The timeline varies by project size. A short essay might yield insights after a few days. A semester-long research project might take a month before the synthesis clicks. What doesn't vary is the mechanism: you have to keep adding notes, keep linking them, and keep doing weekly reviews. Skip that and the system stays a storage tool instead of becoming a thinking tool.
Don't measure progress by how many notes you have. Measure it by how clearly you can answer the question: what am I actually arguing?
Every research system breaks down at some point. Notes pile up, links stop being added, the weekly review gets skipped. This is normal - and it's fixable.
The most common failure point is scope creep. You start collecting notes on everything tangentially related to your topic and the system gets too big to navigate. When this happens, the fix isn't to add more structure - it's to prune. Delete notes that aren't contributing to your argument. Archive sources you've decided not to use. Keep only what's active.
The second failure point is switching tools mid-project. Changing your note app halfway through research creates friction and fragments your knowledge base. Pick one environment and commit to it for the duration of a project, even if you find a more interesting tool halfway through.

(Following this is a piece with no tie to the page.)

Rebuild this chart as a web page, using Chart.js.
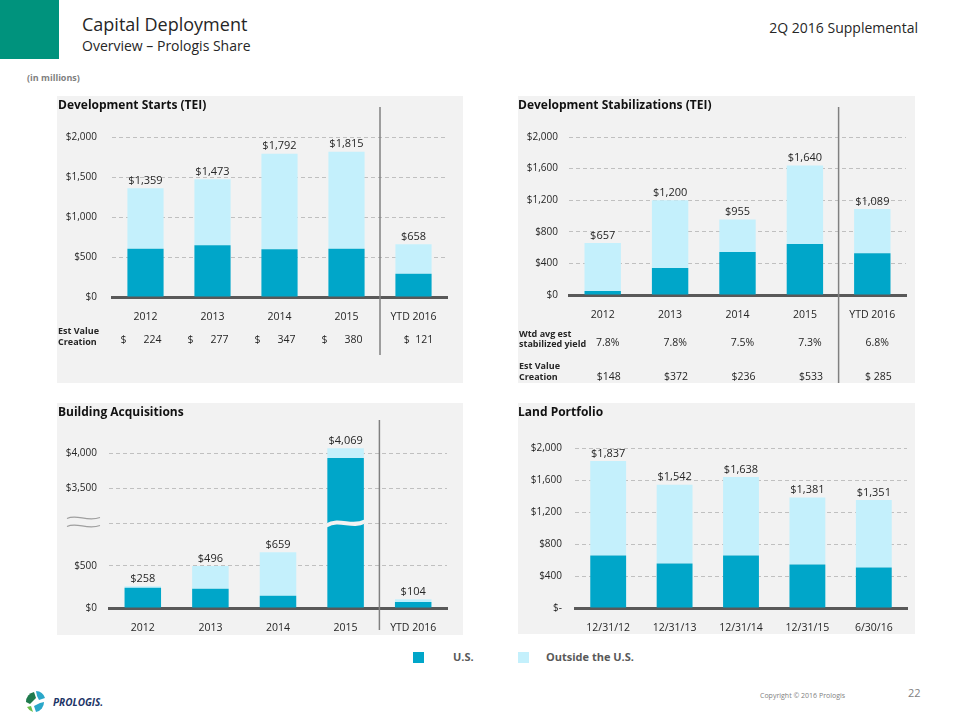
<!DOCTYPE html>
<html>
<head>
<meta charset="utf-8">
<script src="https://cdn.jsdelivr.net/npm/chart.js@4.4.0/dist/chart.umd.min.js"></script>
<style>
  body { margin: 0; width: 960px; height: 720px; position: relative; background: #fff; font-family: 'Open Sans', sans-serif; color: #262626; overflow: hidden; }
  .abs { position: absolute; white-space: nowrap; }
  canvas { position: absolute; background: #f2f2f2; }
  .ptitle { position: absolute; white-space: nowrap; font-weight: bold; font-size: 12px; color: #111; }
  .sq { position: absolute; width: 11px; height: 11px; }
</style>
</head>
<body>
<div class="abs" style="left:0;top:0;width:59px;height:59px;background:#00937d"></div>
<div class="abs" style="left:82px;top:12px;font-size:18px">Capital Deployment</div>
<div class="abs" style="left:82px;top:36px;font-size:14px">Overview – Prologis Share</div>
<div class="abs" style="right:42px;top:18px;font-size:14px">2Q 2016 Supplemental</div>
<div class="abs" style="left:27px;top:71px;font-size:9px;font-weight:bold;color:#7f7f7f">(in millions)</div>

<canvas id="starts" width="406" height="287" style="left:57px;top:96px"></canvas>
<canvas id="stabs" width="397" height="287" style="left:518px;top:96px"></canvas>
<canvas id="acqs" width="406" height="232" style="left:57px;top:403px"></canvas>
<canvas id="land" width="397" height="231" style="left:518px;top:403px"></canvas>

<div class="ptitle" style="left:58px;top:96px">Development Starts (TEI)</div>
<div class="ptitle" style="left:518px;top:96px">Development Stabilizations (TEI)</div>
<div class="ptitle" style="left:58px;top:403px">Building Acquisitions</div>
<div class="ptitle" style="left:518px;top:403px">Land Portfolio</div>

<div class="sq" style="left:413px;top:652px;background:#00a6c9"></div>
<div class="abs" style="left:453px;top:649px;font-size:11px;font-weight:bold;color:#595959">U.S.</div>
<div class="sq" style="left:518px;top:652px;background:#c4f0fc"></div>
<div class="abs" style="left:546px;top:649px;font-size:11px;font-weight:bold;color:#595959">Outside the U.S.</div>

<svg class="abs" style="left:22px;top:688px" width="100" height="28">
  <path d="M4 14 A10 10 0 0 1 12 4 L14 10 L8 16 Z" fill="#1f7a4d"/>
  <path d="M14 3 A10 10 0 0 1 23 10 L17 12 L15 8 Z" fill="#2aa7c9"/>
  <path d="M22 14 A10 10 0 0 1 14 24 L12 18 L18 15 Z" fill="#2aa7c9"/>
  <path d="M11 24 A10 10 0 0 1 5 19 L9 18 Z" fill="#6cbf4a"/>
  <text x="31" y="18" font-family="Open Sans, sans-serif" font-size="10" font-weight="bold" font-style="italic" fill="#1d3567">PROLOGIS.</text>
</svg>
<div class="abs" style="left:760px;top:691px;font-size:7px;color:#7f7f7f">Copyright © 2016 Prologis</div>
<div class="abs" style="left:908px;top:685px;font-size:11px;color:#7f7f7f">22</div>

<script>
// development starts
const startYears = ['2012', '2013', '2014', '2015', 'YTD 2016'];
const startsUS = [604, 646, 596, 604, 292];
const startsOutside = [755, 827, 1196, 1211, 366];
const startsTotal = [1359, 1473, 1792, 1815, 658];
const startsValueCreation = [224, 277, 347, 380, 121];

// development stabilizations
const stabYears = ['2012', '2013', '2014', '2015', 'YTD 2016'];
const stabUS = [51, 341, 543, 644, 530];
const stabOutside = [606, 859, 412, 996, 559];
const stabTotal = [657, 1200, 955, 1640, 1089];
const stabYield = ['7.8%', '7.8%', '7.5%', '7.3%', '6.8%'];
const stabValueCreation = [148, 372, 236, 533, 285];

// building acquisitions (axis is broken between $500 and $3,500)
const acqYears = ['2012', '2013', '2014', '2015', 'YTD 2016'];
const acqUS = [240, 228, 146, 3930, 70];
const acqOutside = [18, 268, 513, 139, 34];
const acqTotal = [258, 496, 659, 4069, 104];
const acqTicks = [0, 500, 3000, 3500, 4000];
const acqBreak = 3000;

// land portfolio
const landDates = ['12/31/12', '12/31/13', '12/31/14', '12/31/15', '6/30/16'];
const landUS = [656, 556, 656, 544, 506];
const landOutside = [1181, 986, 982, 837, 845];
const landTotal = [1837, 1542, 1638, 1381, 1351];

const US_COLOR = '#00a6c9';
const OUT_COLOR = '#c4f0fc';

Chart.defaults.font.family = "'Open Sans', sans-serif";
Chart.defaults.color = '#262626';

function money(v) {
  return '$' + v.toLocaleString('en-US');
}

// piecewise scale: 0..1000 normal, then 3000 and up squeezed in above it
function squash(v) { return v <= 1000 ? v : 1000 + (v - 3000) * 0.833; }
function unsquash(s) { return s <= 1000 ? s : 3000 + (s - 1000) / 0.833; }

class BrokenScale extends Chart.LinearScale {
  getPixelForValue(v) { return super.getPixelForValue(squash(v)); }
  getValueForPixel(p) { return unsquash(super.getValueForPixel(p)); }
  buildTicks() {
    super.buildTicks();
    return acqTicks.map(v => ({ value: v }));
  }
}
BrokenScale.id = 'broken';
BrokenScale.defaults = Chart.LinearScale.defaults;
Chart.register(BrokenScale);

const barLabels = {
  id: 'barLabels',
  afterDatasetsDraw(chart, args, opts) {
    const ctx = chart.ctx;
    const tops = chart.getDatasetMeta(1).data;
    ctx.save();
    ctx.font = "11px 'Open Sans'";
    ctx.fillStyle = '#262626';
    ctx.textAlign = 'center';
    ctx.textBaseline = 'bottom';
    opts.totals.forEach(function(t, i) {
      ctx.fillText(money(t), tops[i].x, tops[i].y - 2);
    });
    ctx.restore();
  }
};

const separator = {
  id: 'separator',
  afterDraw(chart, args, opts) {
    if (!opts.show) return;
    const x = chart.scales.x;
    const px = (x.getPixelForValue(3) + x.getPixelForValue(4)) / 2;
    const ctx = chart.ctx;
    ctx.save();
    ctx.strokeStyle = '#808080';
    ctx.lineWidth = 1.5;
    ctx.beginPath();
    ctx.moveTo(px, opts.y1);
    ctx.lineTo(px, opts.y2);
    ctx.stroke();
    ctx.restore();
  }
};

function barConfig(labels, us, outside, totals, yScale, pad, yWidth, extra) {
  return {
    type: 'bar',
    data: {
      labels: labels,
      datasets: [
        { label: 'U.S.', data: us, backgroundColor: US_COLOR, barPercentage: 0.54, categoryPercentage: 1 },
        { label: 'Outside the U.S.', data: outside, backgroundColor: OUT_COLOR, barPercentage: 0.54, categoryPercentage: 1 }
      ]
    },
    options: {
      responsive: false,
      animation: false,
      layout: { padding: pad },
      plugins: {
        legend: { display: false },
        tooltip: { enabled: false },
        barLabels: { totals: totals },
        separator: extra.separator || { show: false }
      },
      scales: {
        x: {
          stacked: true,
          grid: { display: false },
          border: { color: '#595959', width: 3 },
          ticks: { color: '#262626', font: { size: 10.5 }, padding: 6 },
          afterFit: function(s) { s.height = 26; }
        },
        y: Object.assign({
          stacked: true,
          grid: { color: '#c0c0c0', drawTicks: false },
          border: { display: false, dash: [4, 3] },
          afterFit: function(s) { s.width = yWidth; }
        }, yScale)
      }
    },
    plugins: [barLabels, separator].concat(extra.plugins || [])
  };
}

// ---- Development Starts ----
const startsRows = {
  id: 'startsRows',
  afterDraw(chart) {
    const ctx = chart.ctx;
    const x = chart.scales.x;
    ctx.save();
    ctx.fillStyle = '#262626';
    ctx.textBaseline = 'middle';
    ctx.font = "bold 9px 'Open Sans'";
    ctx.textAlign = 'left';
    ctx.fillText('Est Value', 1, 235);
    ctx.fillText('Creation', 1, 246);
    ctx.font = "10.5px 'Open Sans'";
    startsValueCreation.forEach(function(v, i) {
      const c = x.getPixelForValue(i);
      if (i < 4) {
        ctx.textAlign = 'left';
        ctx.fillText('$', c - 25, 244);
        ctx.textAlign = 'right';
        ctx.fillText(String(v), c + 16, 244);
      } else {
        ctx.textAlign = 'center';
        ctx.fillText('$  ' + v, c + 5, 244);
      }
    });
    ctx.restore();
  }
};

new Chart(document.getElementById('starts'), barConfig(
  startYears, startsUS, startsOutside, startsTotal,
  { min: 0, max: 2000, ticks: { stepSize: 500, color: '#262626', font: { size: 10 }, padding: 15, callback: v => money(v) } },
  { top: 41, bottom: 60, left: 0, right: 16 }, 55,
  { separator: { show: true, y1: 11, y2: 259 }, plugins: [startsRows] }
));

// ---- Development Stabilizations ----
const stabRows = {
  id: 'stabRows',
  afterDraw(chart) {
    const ctx = chart.ctx;
    const x = chart.scales.x;
    ctx.save();
    ctx.fillStyle = '#262626';
    ctx.textBaseline = 'middle';
    ctx.font = "bold 9px 'Open Sans'";
    ctx.textAlign = 'left';
    ctx.fillText('Wtd avg est', 1, 238);
    ctx.fillText('stabilized yield', 1, 248);
    ctx.fillText('Est Value', 1, 270);
    ctx.fillText('Creation', 1, 281);
    ctx.font = "10.5px 'Open Sans'";
    ctx.textAlign = 'center';
    stabYield.forEach(function(v, i) {
      ctx.fillText(v, x.getPixelForValue(i) + 5, 247);
    });
    stabValueCreation.forEach(function(v, i) {
      ctx.fillText(i < 4 ? '$' + v : '$ ' + v, x.getPixelForValue(i) + 6, 281);
    });
    ctx.restore();
  }
};

new Chart(document.getElementById('stabs'), barConfig(
  stabYears, stabUS, stabOutside, stabTotal,
  { min: 0, max: 2000, ticks: { stepSize: 400, color: '#262626', font: { size: 10 }, padding: 11, callback: v => money(v) } },
  { top: 41, bottom: 62, left: 0, right: 9 }, 51,
  { separator: { show: true, y1: 11, y2: 287 }, plugins: [stabRows] }
));

// ---- Building Acquisitions ----
const breakMarks = {
  id: 'breakMarks',
  afterDatasetsDraw(chart) {
    const ctx = chart.ctx;
    const y = chart.scales.y.getPixelForValue(acqBreak);
    ctx.save();
    // squiggles on the axis
    ctx.strokeStyle = '#a0a0a0';
    ctx.lineWidth = 1.2;
    [y - 5, y + 3].forEach(function(yy) {
      ctx.beginPath();
      ctx.moveTo(10, yy);
      ctx.bezierCurveTo(20, yy - 5, 30, yy + 4, 43, yy - 1);
      ctx.stroke();
    });
    // white gap through the tall bar
    const bar = chart.getDatasetMeta(0).data[3];
    const l = bar.x - bar.width / 2 - 1, r = bar.x + bar.width / 2 + 1;
    ctx.strokeStyle = '#f2f2f2';
    ctx.lineWidth = 4;
    ctx.beginPath();
    ctx.moveTo(l, y + 2);
    ctx.bezierCurveTo(l + (r - l) * 0.35, y - 6, l + (r - l) * 0.65, y + 5, r, y - 2);
    ctx.stroke();
    ctx.restore();
  }
};

new Chart(document.getElementById('acqs'), barConfig(
  acqYears, acqUS, acqOutside, acqTotal,
  { type: 'broken', min: 0, max: 2000, ticks: { autoSkip: false, color: '#262626', font: { size: 10 }, padding: 12,
    callback: v => v === acqBreak ? '' : money(v) } },
  { top: 36, bottom: 1, left: 0, right: 16 }, 52,
  { separator: { show: true, y1: 17, y2: 227 }, plugins: [breakMarks] }
));

// ---- Land Portfolio ----
new Chart(document.getElementById('land'), barConfig(
  landDates, landUS, landOutside, landTotal,
  { min: 0, max: 2000, ticks: { stepSize: 400, color: '#262626', font: { size: 10 }, padding: 13,
    callback: v => v === 0 ? '$-' : money(v) } },
  { top: 45, bottom: 0, left: 0, right: 8 }, 57,
  {}
));
</script>
</body>
</html>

The third is waiting until you have "enough" notes before you start synthesizing. There is never enough. Start synthesizing after week one and treat it as an ongoing process, not a final step.
How do I know when my notes are ready to become insights?
When you can look at a set of notes and identify a claim that goes beyond any single source - something you're arguing based on patterns across multiple sources - that's an insight. Notes become insights when you start seeing what the sources have in common, not just what each one says.
What's the difference between summarizing and synthesizing?
A summary restates what a source says. A synthesis connects multiple sources to produce a new idea or argument. Summarizing is collecting. Synthesizing is thinking. Research at the college level requires synthesis, not just summary.
Do I need special software to use these methods?
No. You can do most of this with a simple text editor or notebook. But tools like AFFiNE that support bi-directional links, visual canvases, and multiple views make the process significantly faster - especially for large research projects with dozens of sources.
How long does it take to build a useful note system?
After two to three weeks of consistent practice with atomic notes and regular synthesis sessions, most students start seeing patterns in their research they didn't notice before. The system builds on itself over time.
Why do most students struggle to get insights from their notes?
The main reason is passive collection. Students highlight and copy without processing. Moving from passive note-taking to active synthesis - writing in your own words, making connections, switching views - is the shift that changes everything.